According to Mom, Dad didn’t want us kids to have anything to do with the Campbells. This apparently stemmed from a funeral before I was born; Donna was about five when she attended with Mom and Dad.

The only story I ever heard about the funeral was from Donna. Dad never discussed the “your ma’s crazy relatives,” and Mom never told me the funeral story. Once Donna told me the story as an adult, I had a better understanding of my parents' shunning of the Campbell branch of the family.

Donna said: “It was one of the older men, a local man of some importance in the small village. He lay in the casket at the front of the church; his wife and their family were sitting in the front pew. A commotion started from the back of the church, making everybody’s heads swivel to gawk.

A big fat woman in a black dress was coming down the aisle toward the coffin, wailing and sobbing and carrying on. Screaming in grief, she threw herself onto the coffin, trying to climb in with the body.

The wife leaped up from the pew to pull her off. A fight broke out between the two women; hair was pulled, faces scratched. The pallbearers had to tear them apart.

In the squabble, the coffin was knocked over onto the floor. The funeral director and his helper had to shove the body back into the coffin. I don’t know if the wife was aware of her husband’s mistress before the funeral, but it was sure public knowledge after.”

One of the few stories Mom told me about the Campbells involved two brothers. One brother had a good-paying job on the railroad with benefits. Unfortunately, he got his girlfriend pregnant.

Mom said, “Her dad was coming over the next day with a shotgun, and there was gonna be a wedding. So, he took his savings and gave them all to his younger brother so he would marry the girl instead. Her dad wouldn’t mind; he just wanted a wedding. The brother agreed to the marriage, and the deal was set.

But after the brother got the cash, he jumped on the next freight train, leaving town and his older brother and girlfriend behind. The next day, when the younger brother was nowhere to be found, the older brother married the pregnant girlfriend.

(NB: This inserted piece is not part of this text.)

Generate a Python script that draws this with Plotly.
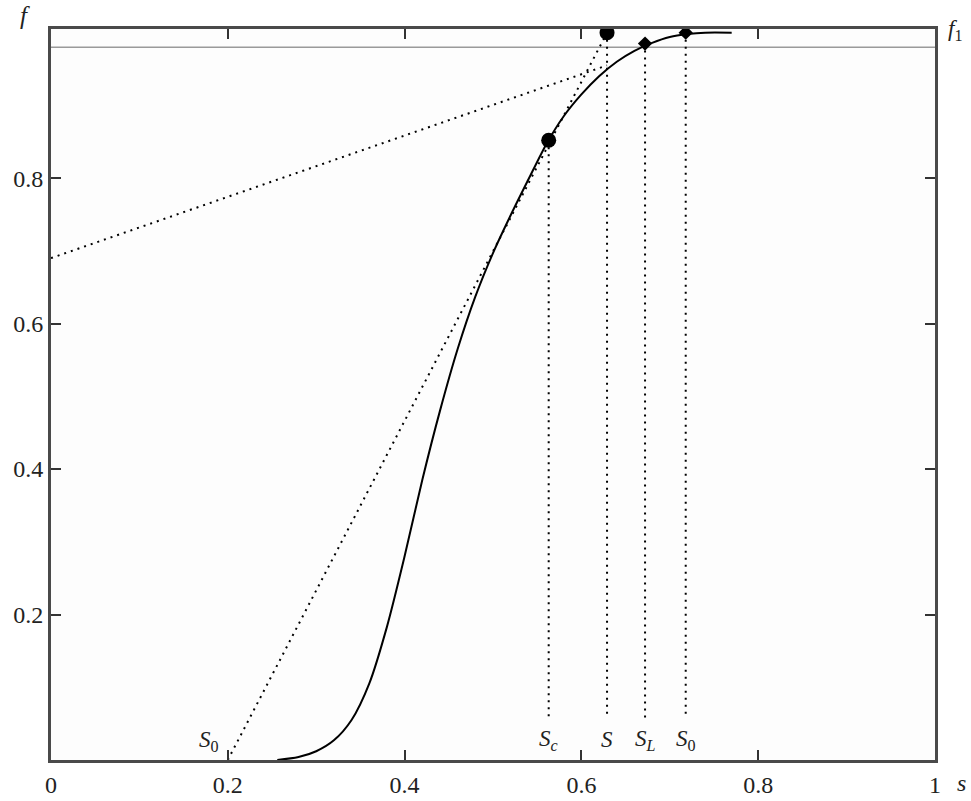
import plotly.graph_objects as go

# fractional-flow curve f(s)
s_curve = [0.256, 0.28, 0.30, 0.32, 0.34, 0.36, 0.38, 0.40, 0.42, 0.44, 0.46, 0.48,
           0.50, 0.52, 0.54, 0.56, 0.58, 0.60, 0.62, 0.64, 0.66, 0.68, 0.70, 0.72,
           0.74, 0.77]
f_curve = [0.0, 0.004, 0.012, 0.027, 0.055, 0.105, 0.183, 0.28, 0.385, 0.48, 0.565, 0.637,
           0.697, 0.749, 0.798, 0.846, 0.885, 0.915, 0.94, 0.96, 0.975, 0.986, 0.994, 0.998,
           1.0, 1.0]

# tangent lines
tan1_s = [0.2, 0.629]
tan1_f = [0.0, 1.0]
tan2_s = [0.0, 0.629]
tan2_f = [0.69, 0.955]

f1_level = 0.98

# characteristic points
dot_s = [0.563, 0.629]
dot_f = [0.852, 1.0]
dia_s = [0.672, 0.718]
dia_f = [0.985, 1.0]

# vertical dotted drop lines: (s, top f)
drops_s = [0.563, 0.629, 0.672, 0.718]
drops_f = [0.852, 1.0, 0.985, 1.0]
drop_labels = ["<i>S</i><sub><i>c</i></sub>", "<i>S</i>", "<i>S</i><sub><i>L</i></sub>",
               "<i>S</i><sub>0</sub>"]

xtick_vals = [0, 0.2, 0.4, 0.6, 0.8, 1]
xtick_text = ["0", "0.2", "0.4", "0.6", "0.8", "1"]
ytick_vals = [0.2, 0.4, 0.6, 0.8]
ytick_text = ["0.2", "0.4", "0.6", "0.8"]

FONT = "Liberation Serif, Times New Roman, serif"
DOT = "2px,5px"
TXT = "#222"
fig = go.Figure()

fig.add_trace(go.Scatter(x=[0, 1], y=[f1_level, f1_level], mode="lines",
                         line=dict(color="#9a9a9a", width=1.5), hoverinfo="skip"))

for s, f in zip(drops_s, drops_f):
    fig.add_trace(go.Scatter(x=[s, s], y=[f, 0.058], mode="lines",
                             line=dict(color="black", width=2, dash=DOT), hoverinfo="skip"))

fig.add_trace(go.Scatter(x=tan1_s, y=tan1_f, mode="lines",
                         line=dict(color="black", width=2, dash=DOT)))
fig.add_trace(go.Scatter(x=tan2_s, y=tan2_f, mode="lines",
                         line=dict(color="black", width=2, dash=DOT)))

fig.add_trace(go.Scatter(x=s_curve, y=f_curve, mode="lines",
                         line=dict(color="black", width=2, shape="spline", smoothing=0.8)))

fig.add_trace(go.Scatter(x=dot_s, y=dot_f, mode="markers",
                         marker=dict(color="black", size=15, symbol="circle")))
fig.add_trace(go.Scatter(x=dia_s, y=dia_f, mode="markers",
                         marker=dict(color="black", size=11, symbol="diamond")))

annotations = []
for s, lab in zip(drops_s, drop_labels):
    annotations.append(dict(x=s, y=0.028, xref="x", yref="y", text=lab, showarrow=False,
                            xanchor="center", yanchor="middle",
                            font=dict(family=FONT, size=23, color=TXT)))
annotations.append(dict(x=0.179, y=0.026, xref="x", yref="y", text="<i>S</i><sub>0</sub>",
                        showarrow=False, xanchor="center", yanchor="middle",
                        font=dict(family=FONT, size=23, color=TXT)))
annotations.append(dict(x=-0.029, y=1.019, xref="paper", yref="paper", text="<i>f</i>",
                        showarrow=False, xanchor="center", yanchor="middle",
                        font=dict(family=FONT, size=25, color=TXT)))
annotations.append(dict(x=1.012, y=0.998, xref="paper", yref="paper", text="<i>f</i><sub>1</sub>",
                        showarrow=False, xanchor="left", yanchor="middle",
                        font=dict(family=FONT, size=23, color=TXT)))
annotations.append(dict(x=1.03, y=-0.032, xref="paper", yref="paper", text="<i>s</i>",
                        showarrow=False, xanchor="center", yanchor="middle",
                        font=dict(family=FONT, size=24, color=TXT)))

fig.update_layout(
    width=971, height=801,
    margin=dict(l=51, r=36, t=29, b=41, autoexpand=False),
    paper_bgcolor="white", plot_bgcolor="#fdfdfd",
    showlegend=False,
    annotations=annotations,
    xaxis=dict(range=[0, 1], tickvals=xtick_vals, ticktext=xtick_text,
               ticks="inside", ticklen=10, tickwidth=1.5, tickcolor="#333",
               showline=True, linecolor="#4a4a4a", linewidth=3, mirror="ticks",
               showgrid=False, zeroline=False, automargin=False, ticklabelstandoff=1,
               tickfont=dict(family=FONT, size=24, color=TXT)),
    yaxis=dict(range=[0, 1.005], tickvals=ytick_vals, ticktext=ytick_text,
               ticks="inside", ticklen=10, tickwidth=1.5, tickcolor="#333",
               showline=True, linecolor="#4a4a4a", linewidth=3, mirror="ticks",
               showgrid=False, zeroline=False, automargin=False,
               tickfont=dict(family=FONT, size=24, color=TXT)),
)

fig.write_html("out.html")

And she was the one I liked most out of the whole damn bunch. Years later, the younger brother returned, but the two couldn’t be in the same room. The older one threw his brother through the plate-glass window in the town’s bar. Had to pay to replace it.”  

While driving Mom to that woman’s funeral, I learned the story, and I keep her name a secret out of respect, even now. The older brother and his shotgun bride stayed married and had more children, who likely never heard their parents' story. 

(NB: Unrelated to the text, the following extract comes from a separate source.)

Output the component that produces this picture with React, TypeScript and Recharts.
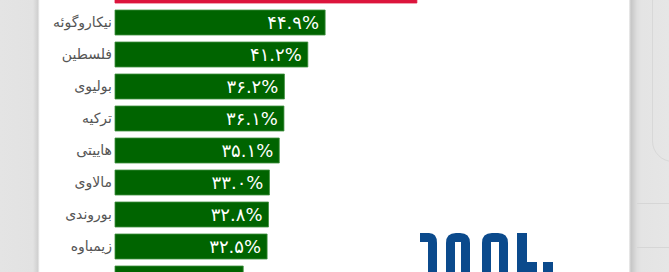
import React from "react";
import { BarChart, Bar, XAxis, YAxis, Cell, LabelList } from "recharts";

const countries = [
  "ایران",
  "نیکاروگوئه",
  "فلسطین",
  "بولیوی",
  "ترکیه",
  "هاییتی",
  "مالاوی",
  "بوروندی",
  "زیمباوه",
  "سودان",
];
const values = [64.5, 44.9, 41.2, 36.2, 36.1, 35.1, 33.0, 32.8, 32.5, 27.4];
const barColors = ["#DC143C", "#006400", "#006400", "#006400", "#006400", "#006400", "#006400", "#006400", "#006400", "#006400"];

const data = countries.map((name, i) => ({ name, value: values[i], fill: barColors[i] }));

const persianDigits = "۰۱۲۳۴۵۶۷۸۹";
const toPersian = (v: any) =>
  Number(v).toFixed(1).replace(/\d/g, (d) => persianDigits[Number(d)]) + "%";

const FONT = "'DejaVu Sans', sans-serif";

export default function App() {
  return (
    <div
      style={{
        position: "fixed",
        left: 0,
        top: 0,
        width: 669,
        height: 272,
        overflow: "hidden",
        background: "#ffffff",
      }}
    >
      <div
        style={{
          position: "absolute",
          left: 0,
          top: 0,
          width: 40,
          height: 272,
          background:
            "linear-gradient(to right, #e4e4e4 0px, #e2e2e2 33px, #cfcfcf 38px, #f4f4f4 39px, #ffffff 40px)",
        }}
      />
      <div
        style={{
          position: "absolute",
          left: 629,
          top: 0,
          width: 40,
          height: 272,
          background:
            "linear-gradient(to right, #f0f0f0 0px, #c6c6c6 2px, #d2d2d2 5px, #dedede 8px, #e4e4e4 12px, #e6e6e6 40px)",
        }}
      />
      <div style={{ position: "absolute", left: 637, top: 203, width: 32, height: 1, background: "#d6d6d6" }} />
      <div style={{ position: "absolute", left: 637, top: 247, width: 32, height: 1, background: "#d6d6d6" }} />
      <div
        style={{
          position: "absolute",
          left: 652,
          top: -20,
          width: 40,
          height: 180,
          border: "1px solid #d8d8d8",
          borderRadius: 24,
        }}
      />
      <div style={{ position: "absolute", left: 0, top: -26 }}>
        <BarChart
          width={583}
          height={320}
          data={data}
          layout="vertical"
          margin={{ top: 0, right: 0, bottom: 0, left: 0 }}
        >
          <XAxis type="number" domain={[0, 100]} hide />
          <YAxis
            type="category"
            dataKey="name"
            width={115}
            axisLine={false}
            tickLine={false}
            tickSize={0}
            tickMargin={3}
            interval={0}
            tick={{ fill: "#555555", fontSize: 14, fontFamily: FONT }}
          />
          <Bar dataKey="value" barSize={25} isAnimationActive={false} stroke="#3f8f3f" strokeWidth={0.8}>
            {data.map((d, i) => (
              <Cell key={i} fill={d.fill} stroke={i === 0 ? d.fill : "#3f8f3f"} />
            ))}
            <LabelList
              dataKey="value"
              position="insideRight"
              offset={6}
              formatter={toPersian}
              fill="#ffffff"
              style={{ fontSize: 18, fontFamily: FONT, fill: "#ffffff" }}
            />
          </Bar>
        </BarChart>
      </div>
      <svg
        width={669}
        height={272}
        style={{ position: "absolute", left: 0, top: 0 }}
      >
        <g fill="#0b4a8c">
          <path d="M420 233 H429 Q437 233 437 243 V272 H428 V242 H420 Z" />
          <path d="M446 272 V243 Q446 233 456 233 H460 Q470 233 470 243 V272 H461 V242 H455 V272 Z" />
          <path d="M482 272 V243 Q482 233 492 233 H498 Q508 233 508 243 V272 H499 V242 H491 V272 Z" />
          <path d="M517 233 H527 V262 H537 V272 H517 Z" />
          <rect x={543} y={262} width={10} height={10} />
        </g>
      </svg>
    </div>
  );
}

At the funeral, I was approached by some elderly ladies.  Looking at me from top to bottom, one announced, “Well, I know you are a Campbell.  But who is this lady with you?”

“She is my mother,” I replied, “She is a Campbell.”  

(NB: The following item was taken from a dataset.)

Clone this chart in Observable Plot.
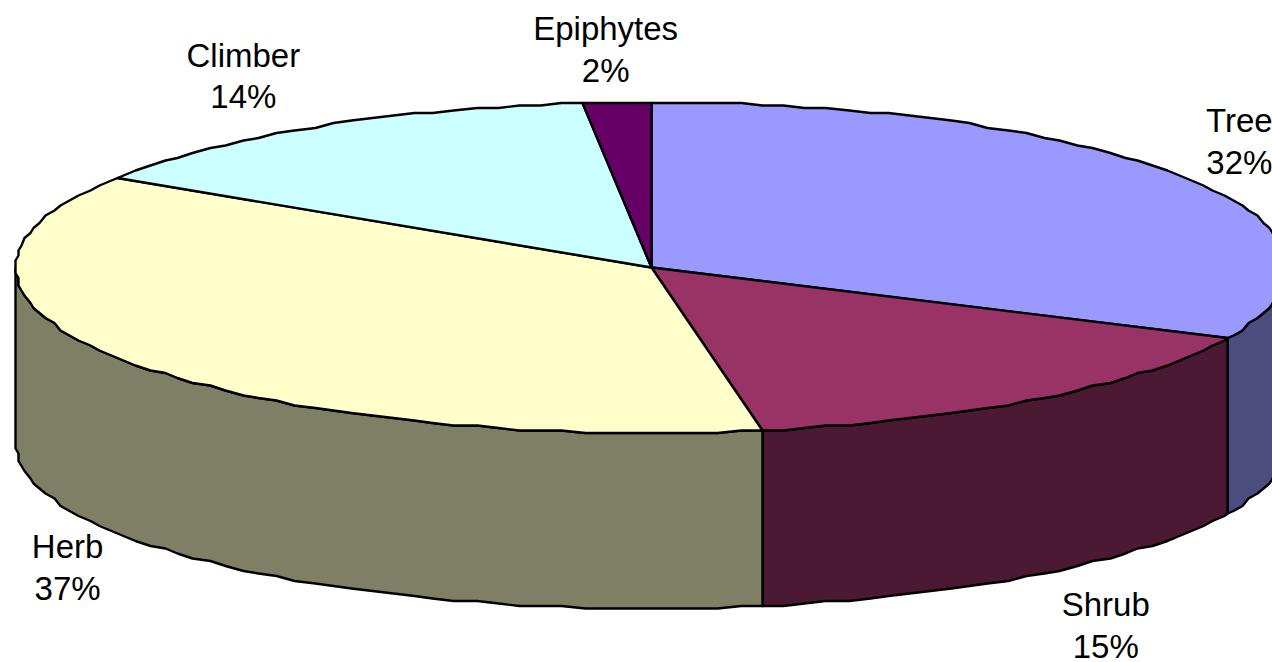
<!DOCTYPE html>
<html>
<head>
<meta charset="utf-8">
<style>
html,body{margin:0;padding:0;background:#fff;overflow:hidden}
svg{display:block;font-family:"Liberation Sans",Arial,sans-serif}
</style>
<script src="https://cdn.jsdelivr.net/npm/d3@7"></script>
<script src="https://cdn.jsdelivr.net/npm/@observablehq/plot@0.6"></script>
</head>
<body>
<div id="chart"></div>
<script>
// Data
const names = ["Tree", "Shrub", "Herb", "Climber", "Epiphytes"];
const shares = [31.9, 15.3, 36.9, 14.2, 1.7];
const percentLabels = ["32%", "15%", "37%", "14%", "2%"];
const topColors = ["#9999FF", "#993366", "#FFFFCC", "#CCFFFF", "#660066"];
const sideColors = ["#4C4C7F", "#4C1933", "#7F7F66", "#667F7F", "#330033"];
const labelGainX = [1.097, 1.17, 1.103, 1.222, 1.35];
const labelGainY = [1.435, 1.375, 1.335, 1.373, 1.33];

// Oblique view of the disc, in the units of the x and y scales
const W = 1272, H = 662;
const cx = 651, cy = 267, rx = 636, ry = 165.5, depth = 175.5;
const GX = 3, GY = 2.5, STEP = 2 * Math.PI / 180;
const snap = (v, g) => Math.round(v / g) * g;
const total = d3.sum(shares);
const ends = d3.cumsum(shares).map(v => v / total * 2 * Math.PI);
const starts = [0, ...ends.slice(0, -1)];
const rim = (t, drop = 0) => ({
  x: snap(cx + rx * Math.sin(t), GX),
  y: snap(cy - ry * Math.cos(t), GY) + drop
});
// Sample on one shared set of angles, so that a wall and its top slice keep the same rim
const arc = (a, b, drop = 0) => {
  const lo = Math.min(a, b), hi = Math.max(a, b);
  const inner = d3.range(Math.ceil(lo / STEP + 1e-6), hi / STEP).map(k => k * STEP);
  const ts = [lo, ...inner, hi];
  return (a < b ? ts : ts.reverse()).map(t => rim(t, drop));
};

const tops = names.flatMap((name, i) =>
  [{x: cx, y: cy}, ...arc(starts[i], ends[i])].map(p => ({...p, id: name, color: topColors[i]})));

// Only the near half of the rim (angles between 90° and 270°) shows a wall
const sides = names.flatMap((name, i) => {
  const a = Math.max(starts[i], Math.PI / 2), b = Math.min(ends[i], 3 * Math.PI / 2);
  if (a >= b) return [];
  return [...arc(a, b), ...arc(b, a, depth)].map(p => ({...p, id: name, color: sideColors[i]}));
});

const labels = names.map((name, i) => {
  const m = (starts[i] + ends[i]) / 2;
  return {
    text: name + "\n" + percentLabels[i],
    x: cx + rx * labelGainX[i] * Math.sin(m),
    y: cy - ry * labelGainY[i] * Math.cos(m) + (Math.cos(m) < 0 ? depth : 0)
  };
});

const poly = data => Plot.line(data, {
  x: "x", y: "y", z: "id", fill: "color", stroke: "#000",
  strokeWidth: 2.4, strokeLinejoin: "round", curve: "linear-closed"
});

const chart = Plot.plot({
  width: W, height: H,
  margin: 0,
  x: {axis: null, domain: [0, W], range: [0, W]},
  y: {axis: null, domain: [0, H], range: [0, H]},
  color: {type: "identity"},
  marks: [
    poly(sides),
    poly(tops),
    Plot.text(labels, {
      x: "x", y: "y", text: "text", fill: "#000",
      fontSize: 33, lineHeight: 1.27, textAnchor: "middle", lineAnchor: "middle"
    })
  ]
});
chart.style.background = "#fff";
document.getElementById("chart").append(chart);
</script>
</body>
</html>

Mom told me later, “The Campbells never liked me much, said I took after my father.” 

In my twenties, I was drinking in a dive bar in Bemidji, Minnesota, when I met a cousin from the Campbell side. He bought me a drink and came over to introduce himself. Wearing a baby-blue polyester leisure suit (it was the eighties), he was overdressed, trying to be suave and debonair. 

Bringing a drink to my table, he introduced himself.  I immediately interrupted him: “My mother’s side is Campbell. Where are you from?”  This safely switched me from bar pick-up to a possible family snitch. After a quick run-down of genealogy, we knew we were cousins.

Later, I told my mother about meeting my Campbell cousin.

“Jesus Christ, Mom! I could have crawled into bed with a relative. You gotta help me out here. Who the hell else am I related to that I should know about?” 

Dad started laughing, and Mom said, “Well, you don’t need to be picking up men at bars; you don’t know what you might end up with.”